Q26: When calcium sulphate attacks calcium aluminate hydrate present in concrete, it produces:
Difficulty: Hard
A. Asphalt
B. Anthracite
C. Ettringite
D. Calcium hydroxide
Correct Answer: C. EttringiteSolution:Sulfate attack occurs when sulphate ions (SO₄²⁻) in groundwater, soil, or seawater react with calcium aluminate hydrate (C₃A hydration product) in concrete to form ettringite (calcium sulpho-aluminate, 3CaO·Al₂O₃·3CaSO₄·32H₂O). Ettringite is highly expansive — its formation causes expansion, cracking, and eventual disintegration of the concrete. This is why low-C₃A cements (sulphate-resisting Portland cement, SRPC) are used in sulphate-rich environments.
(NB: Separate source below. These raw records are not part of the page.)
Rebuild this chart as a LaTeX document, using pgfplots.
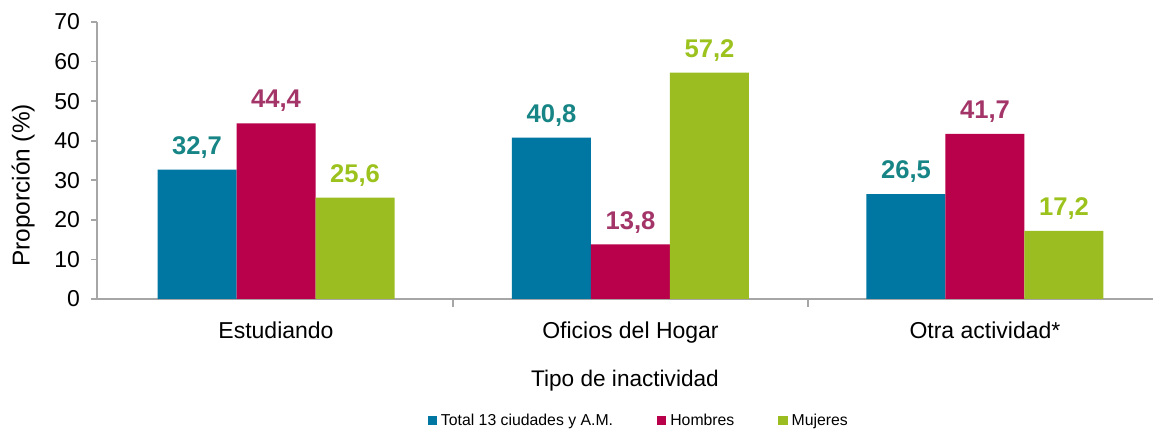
\documentclass[border=0pt]{standalone}
\usepackage{pgfplots}
\pgfplotsset{compat=1.18}
\usepackage{fontspec}
\setmainfont{Liberation Sans}
\definecolor{cblue}{HTML}{0077A3}
\definecolor{cred}{HTML}{B8004B}
\definecolor{cgreen}{HTML}{9BBD22}
\definecolor{lblue}{HTML}{178585}
\definecolor{lred}{HTML}{A33568}
\definecolor{lgreen}{HTML}{9CC21E}
\definecolor{axgray}{HTML}{A6A6A6}
\begin{document}
\begin{tikzpicture}
\useasboundingbox (-48.5pt,-66pt) rectangle (528pt,149.5pt);
\begin{axis}[
  scale only axis,
  width=528pt, height=138.5pt,
  xmin=-0.505, xmax=2.474,
  ymin=0, ymax=70,
  ytick={0,10,...,70},
  xtick={0,1,2},
  xticklabels={Estudiando,Oficios del Hogar,Otra actividad*},
  minor xtick={0.5,1.5},
  major x tick style={draw=none},
  minor tick length=4pt,
  major tick length=3pt,
  tick align=outside,
  axis x line*=bottom, axis y line*=left,
  axis line style={draw=axgray, line width=0.8pt},
  every tick/.style={draw=axgray, line width=0.8pt},
  y axis line style={-}, x axis line style={-},
  ybar, bar width=39.5pt,
  /pgf/number format/assume math mode=true,
  tick label style={font=\fontsize{11.5}{13}\selectfont},
  xticklabel style={yshift=-5pt},
  yticklabel style={xshift=-2pt},
  xlabel={Tipo de inactividad},
  ylabel={Proporción (\%)},
  xlabel style={font=\fontsize{11.3}{13}\selectfont, at={(axis description cs:0.5,-0.296)}, anchor=center},
  ylabel style={font=\fontsize{12.2}{14}\selectfont, at={(axis description cs:-0.07,0.41)}, anchor=center},
  clip=false,
  nodes near coords={\pgfmathprintnumber[use comma,fixed,fixed zerofill,precision=1,assume math mode=true]{\pgfplotspointmeta}},
  nodes near coords style={font=\fontsize{12.8}{14}\bfseries\selectfont, inner sep=0pt, yshift=5.5pt, anchor=south},
  legend style={at={(axis description cs:0.514,-0.44)}, anchor=center, draw=none,
    font=\fontsize{7.9}{9}\selectfont, legend columns=3,
    /tikz/every even column/.append style={column sep=20pt}},
  legend image code/.code={\fill[#1] (0pt,-2.3pt) rectangle (4.6pt,2.3pt);},
]
\addplot[fill=cblue, draw=none, bar shift=-39.5pt, nodes near coords style={color=lblue}] coordinates {(0,32.7) (1,40.8) (2,26.5)};
\addplot[fill=cred, draw=none, bar shift=0pt, nodes near coords style={color=lred}] coordinates {(0,44.4) (1,13.8) (2,41.7)};
\addplot[fill=cgreen, draw=none, bar shift=39.5pt, nodes near coords style={color=lgreen}] coordinates {(0,25.6) (1,57.2) (2,17.2)};
\legend{Total 13 ciudades y A.M.,Hombres,Mujeres}
\end{axis}
\end{tikzpicture}
\end{document}
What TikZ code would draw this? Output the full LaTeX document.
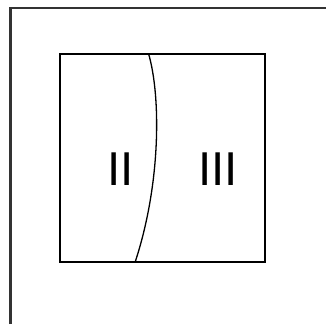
\documentclass[tikz,border=0pt]{standalone}
\usepackage{fontspec}
\setmainfont{Liberation Sans}
\begin{document}
\begin{tikzpicture}[x=1pt,y=1pt,
  outer/.style={line width=2.2pt,draw=black!80},
  inner/.style={line width=1.3pt,draw=black},
  lbl/.style={inner sep=0pt,anchor=base,font=\fontsize{47.5}{47.5}\selectfont}]
\useasboundingbox (0,0) rectangle (326,324);
\fill[white] (0,0) rectangle (326,324);
\draw[outer] (10.5,0) -- (10.5,316) -- (326,316);
\draw[inner] (60,62) rectangle (265,270);
\coordinate (ct) at (148.5,270.5);
\coordinate (cb) at (135,61.5);
\draw[inner] (ct) .. controls (161,228) and (161,140) .. (cb);
\node[lbl] (two) at (120.5,139) {II};
\node[lbl] (three) at (218,139) {III};
\end{tikzpicture}
\end{document}
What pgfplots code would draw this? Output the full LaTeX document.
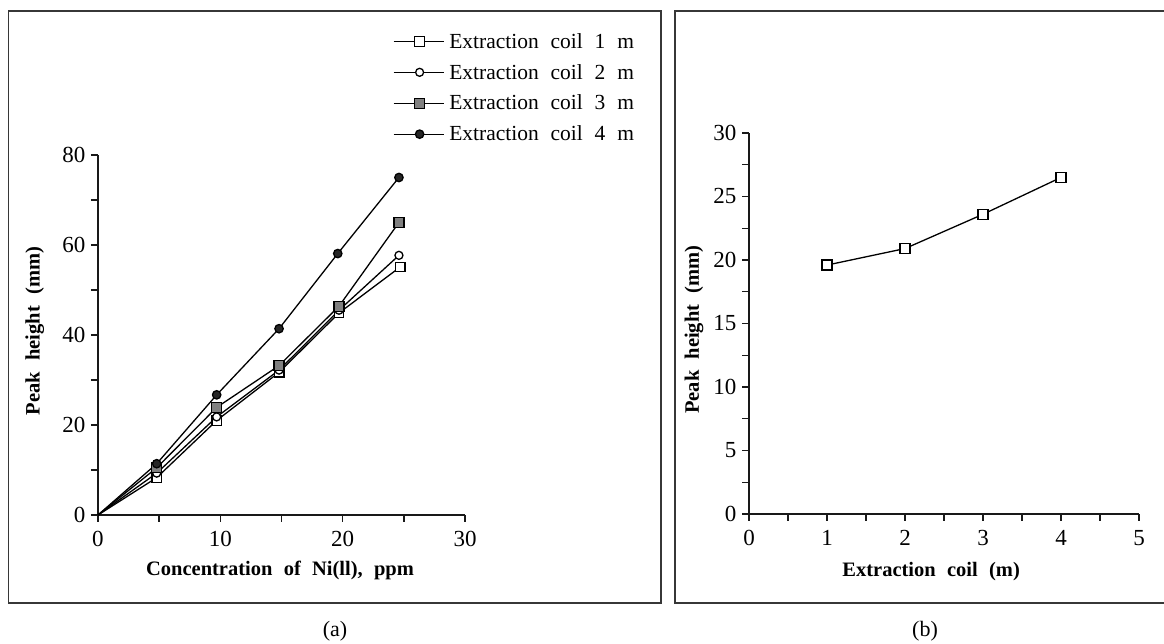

Q27: Select the correct option regarding the Ultrasonic Pulse Velocity (UPV) test: 1. Used to measure strength of wet concrete 2. Used to estimate strength of finished concrete elements 3. It is a non-destructive test
Difficulty: Medium
A. Statements 1 and 2 are correct
B. Statements 2 and 3 are correct
C. Statement 3 only is correct
D. All three statements are correct
Correct Answer: B. Statements 2 and 3 are correctSolution:The UPV test is a non-destructive test (statement 3: correct) used to assess the quality, homogeneity, and estimated compressive strength of hardened (finished) concrete elements (statement 2: correct). Statement 1 is incorrect because UPV cannot meaningfully measure the strength of wet/fresh concrete — it is only applicable to hardened concrete where the ultrasonic pulse can travel through a solid matrix.